The book of Ruth is often read as a love story — and it is, eventually — but that reading tends to skip past what I find most remarkable in the text, which happens in the first chapter.
Naomi has lost her husband and both her sons. She is a foreign widow in Moab with nothing to offer. She tells her daughters-in-law to return to their mothers’ houses, to find new husbands, to start over. One of them, Orpah, does exactly that. The text does not judge her for it. It is the rational, practical, reasonable choice.
Ruth refuses to go.

Her response has become one of the most quoted passages in the Hebrew Bible: Where you go, I will go. Where you lodge, I will lodge. Your people shall be my people, and your God my God. We read it at weddings because it sounds like devotion. But it was spoken to a mother-in-law, not a husband. And it was spoken in circumstances where it offered Ruth nothing — no inheritance, no social standing, no security. Naomi herself told her it was a bad idea.
Ruth went anyway.
I think about the choice Orpah made, which is the choice most of us would make and which the text treats with a kind of gentle understanding.

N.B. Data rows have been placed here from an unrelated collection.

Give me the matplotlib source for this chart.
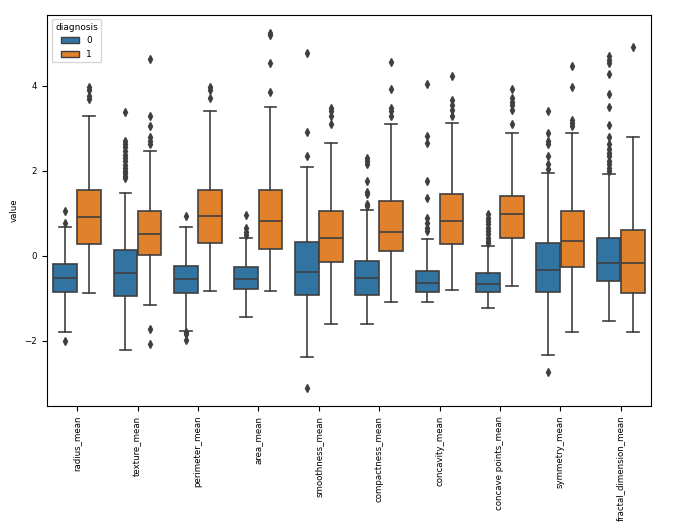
import matplotlib
matplotlib.use("Agg")
import matplotlib.pyplot as plt
from matplotlib.patches import Patch

features = ["radius_mean", "texture_mean", "perimeter_mean", "area_mean",
            "smoothness_mean", "compactness_mean", "concavity_mean",
            "concave points_mean", "symmetry_mean", "fractal_dimension_mean"]

# box statistics, diagnosis 0 (benign)
b_q1 = [-0.84, -0.94, -0.87, -0.78, -0.92, -0.91, -0.84, -0.86, -0.84, -0.59]
b_med = [-0.51, -0.41, -0.54, -0.54, -0.38, -0.53, -0.63, -0.65, -0.33, -0.16]
b_q3 = [-0.20, 0.14, -0.23, -0.27, 0.33, -0.12, -0.36, -0.41, 0.30, 0.42]
b_lo = [-1.80, -2.21, -1.76, -1.43, -2.37, -1.59, -1.09, -1.23, -2.34, -1.54]
b_hi = [0.69, 1.47, 0.69, 0.43, 2.10, 1.07, 0.39, 0.24, 1.95, 1.93]
b_fliers = [
    [1.05, 0.78, -2.01],
    [3.38, 2.70, 2.62, 2.55, 2.46, 2.38, 2.30, 2.22, 2.14, 2.07, 2.00, 1.95, 1.88, 1.82],
    [0.95, -1.78, -1.84, -1.97],
    [0.97, 0.66, 0.56, 0.48],
    [4.77, 2.91, 2.34, -3.10],
    [2.30, 2.23, 2.17, 1.77, 1.51, 1.46, 1.21, 1.17],
    [4.05, 2.83, 2.66, 1.76, 1.37, 0.88, 0.78, 0.66, 0.59],
    [0.98, 0.90, 0.82, 0.74, 0.66, 0.59, 0.51, 0.43, 0.35, 0.30],
    [3.40, 2.88, 2.70, 2.62, 2.36, 2.15, 2.05, -2.72],
    [4.69, 4.61, 4.53, 4.27, 3.81, 3.50, 3.07, 2.80, 2.62, 2.52, 2.42, 2.34, 2.23, 2.15, 2.07, 1.99],
]

# diagnosis 1 (malignant)
m_q1 = [0.27, 0.02, 0.30, 0.16, -0.14, 0.12, 0.28, 0.43, -0.25, -0.87]
m_med = [0.92, 0.52, 0.94, 0.81, 0.43, 0.56, 0.82, 0.98, 0.35, -0.16]
m_q3 = [1.56, 1.06, 1.56, 1.56, 1.05, 1.29, 1.45, 1.42, 1.06, 0.62]
m_lo = [-0.88, -1.15, -0.82, -0.82, -1.59, -1.09, -0.80, -0.70, -1.80, -1.80]
m_hi = [3.30, 2.46, 3.41, 3.49, 2.65, 3.09, 3.13, 2.88, 2.88, 2.80]
m_fliers = [
    [3.97, 3.91, 3.77, 3.69],
    [4.63, 3.30, 3.05, 2.79, 2.71, 2.62, -1.72, -2.07],
    [3.97, 3.89, 3.71],
    [5.25, 5.20, 4.53, 3.85],
    [3.48, 3.40, 3.28, 3.09],
    [4.55, 3.92, 3.48, 3.40, 3.28],
    [4.24, 3.66, 3.55, 3.44, 3.30],
    [3.92, 3.71, 3.63, 3.55, 3.44, 3.10],
    [4.47, 3.98, 3.20, 3.13, 3.05],
    [4.92],
]

BLUE = "#3274a1"
ORANGE = "#e1812c"
EDGE = "#3f3f3f"
FS = 6.2


def make_stats(q1, med, q3, lo, hi, fliers):
    stats = []
    for i in range(len(q1)):
        stats.append({"q1": q1[i], "med": med[i], "q3": q3[i],
                      "whislo": lo[i], "whishi": hi[i], "fliers": fliers[i]})
    return stats


fig = plt.figure(figsize=(6.91, 5.26), dpi=100)
ax = fig.add_axes([0.068, 0.228, 0.874, 0.744])

pos = list(range(len(features)))
groups = [(make_stats(b_q1, b_med, b_q3, b_lo, b_hi, b_fliers), -0.2, BLUE),
          (make_stats(m_q1, m_med, m_q3, m_lo, m_hi, m_fliers), 0.2, ORANGE)]

for stats, off, col in groups:
    ax.bxp(stats, positions=[p + off for p in pos], widths=0.392,
           patch_artist=True, showfliers=True,
           boxprops=dict(facecolor=col, edgecolor=EDGE, linewidth=1.2),
           medianprops=dict(color=EDGE, linewidth=1.2),
           whiskerprops=dict(color=EDGE, linewidth=1.2),
           capprops=dict(color=EDGE, linewidth=1.2),
           flierprops=dict(marker="d", markerfacecolor=EDGE, markeredgecolor=EDGE,
                           markersize=3.8, linestyle="none"))

ax.set_xlim(-0.5, len(features) - 0.5)
ax.set_ylim(-3.53, 5.67)
ax.set_xticks(pos)
ax.set_xticklabels(features, rotation=90, fontsize=FS)
ax.set_yticks([-2, 0, 2, 4])
ax.tick_params(axis="y", labelsize=FS)
ax.set_ylabel("value", fontsize=FS)

handles = [Patch(facecolor=BLUE, edgecolor=EDGE, label="0"),
           Patch(facecolor=ORANGE, edgecolor=EDGE, label="1")]
ax.legend(handles=handles, title="diagnosis", loc="upper left",
          fontsize=FS + 0.3, title_fontsize=FS + 0.3)

fig.savefig("out.png", dpi=100)
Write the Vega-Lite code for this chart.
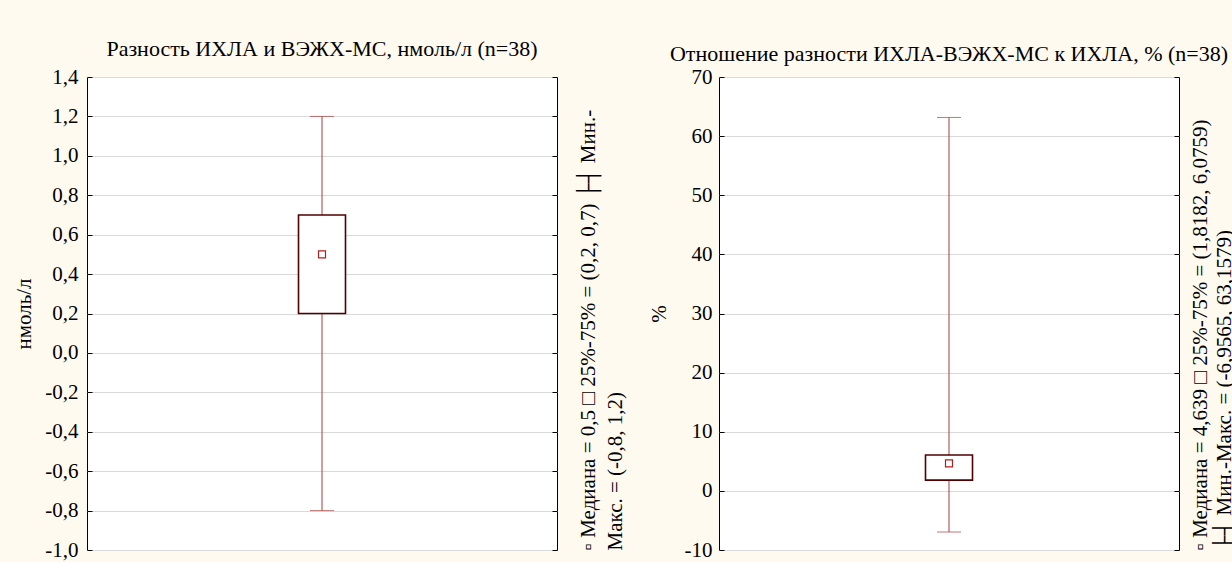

She kissed Naomi and wept and left. She was not a villain. She was a person who weighed the costs and made the sensible calculation.
What Ruth represents is something harder to name: a loyalty that doesn’t require a good reason. A commitment that holds even when all the reasons for it have dissolved.
This is not a lecture about what we should do. Most of us are Orpah in some of our relationships and Ruth in others. What I find in this text, year after year, is less a command and more a question: Toward whom are you the kind of person who stays?
The answer to that question tells you something worth knowing.